After his tour of duty ended in June 1943, then-Captain Barber requested a return to combat. Late that year, he joined the 449th Fighter Squadron in China, still flying P-38s. He claimed three further Japanese planes probably destroyed and damaged, but he was shot down on his 139th mission, bailing out near Kiukiang on April 29. He was rescued by Chinese civilians, who treated his injuries and escorted him to safety five weeks later. At the end of the war, Barber attained the rank of major. He transferred to the newly established U.S. Air Force when it was established as an independent service in 1947 and commanded one of America's first jet fighter squadrons.
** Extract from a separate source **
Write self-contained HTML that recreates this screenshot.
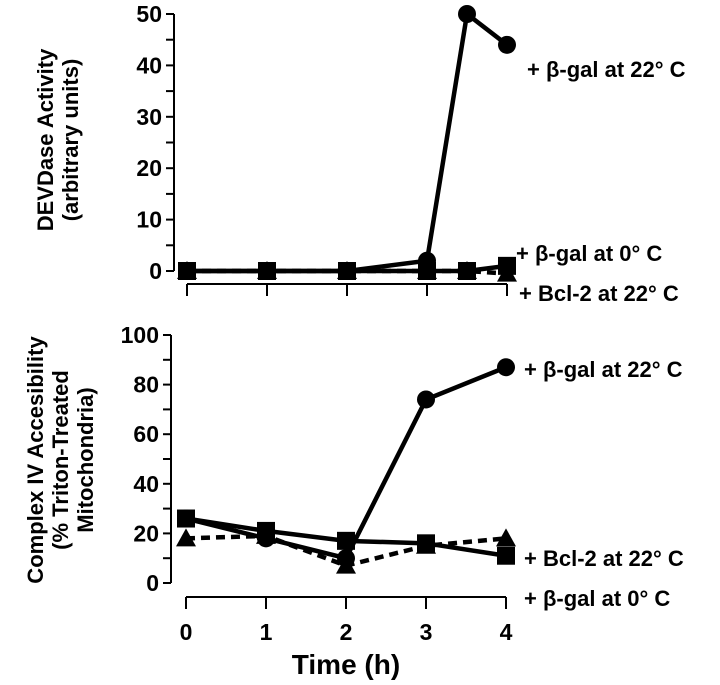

He retired from the Air Force as a colonel in 1961.

==Decorations==
===Navy Cross===

Citation:
The President of the United States of America takes pleasure in presenting the Navy Cross to First Lieutenant (Air Corps) Rex Theodore Barber (ASN: 0-429902), United States Army Air Forces, for extraordinary heroism while serving as Pilot of a P-38 fighter airplane in the 339th Fighter Squadron, 37th Fighter Group, THIRTEENTH Air Force, U.S. Army Air Forces, attached to a Marine Fighter Command in action against enemy Japanese forces in the Solomon Islands on 18 April 1943. Participating in a dangerously long interception flight, First Lieutenant Barber contacted a formation of two enemy bombers escorted by six fighters in a complete surprise approach. Quickly engaging the enemy, he pressed his tactical advantage and struck fiercely, destroying one Japanese bomber at such close range that fragments from the explosion lodged in the wings of his plane, and shooting down the escorting enemy fighter plane which had been attempting to divert the attack. His brilliant airmanship and determined fighting spirit throughout a daring and vital mission were in keeping with the highest traditions of the United States Armed Services.

===Commendations===
Barber was awarded the following awards over his military career, including the Veterans of Foreign Wars Gold Medal of Merit.

| | | |
| | | |

| Badge | U.S. Army Air Forces Command Pilot Badge |  |  |  |  |  |  |  |  |  |  |  |
| 1st row | Navy Cross |  |  |  |  |  | Silver Star with 1 Oak leaf cluster |  |  |  |  |  |
| 2nd row | Purple Heart |  |  |  | Air Medal |  |  |  | American Campaign Medal |  |  |  |
| 3rd row | Asiatic–Pacific Campaign Medal with 2 Campaign stars |  |  |  | World War II Victory Medal |  |  |  | National Defense Service Medal with 1 Service star |  |  |  |
| 4th row | Korean Service Medal |  |  |  | Air Force Longevity Service Award with 4 Oak leaf clusters |  |  |  | China War Memorial Medal (1941-1945) |  |  |  |
| 5th row | Republic of Korea Presidential Unit Citation |  |  |  | United Nations Korea Medal |  |  |  | Korean War Service Medal |  |  |  |

==Later life ==
Upon his retirement from the military, Barber returned to Culver, Oregon, and resided there for the next forty years. He worked as an insurance agent and, at different times, served the city of Culver as mayor and judge.

He was a strong supporter of Little League Baseball, and often helped out local youth. He was actively involved in service organizations until his death at his home in Terrebonne, Oregon. His son, Rex Jr., is quoted as saying that his "afterburner just flamed out on him."

==Legacy==
===60th anniversary of the Yamamoto shootdown===
On April 18, 2003, Governor Ted Kulongoski proclaimed the day "Rex T. Barber Day." The previous week, the Oregon State Legislature had declared that the new bridge on U.S. Highway 97 over the Crooked River was to be named the Rex T. Barber Veterans Memorial Bridge in his honor. This bridge replaced the Crooked River High Bridge. The new bridge, plaque and kiosk honoring Barber were dedicated on August 9, 2003, at Peter Skene Ogden State Scenic Viewpoint.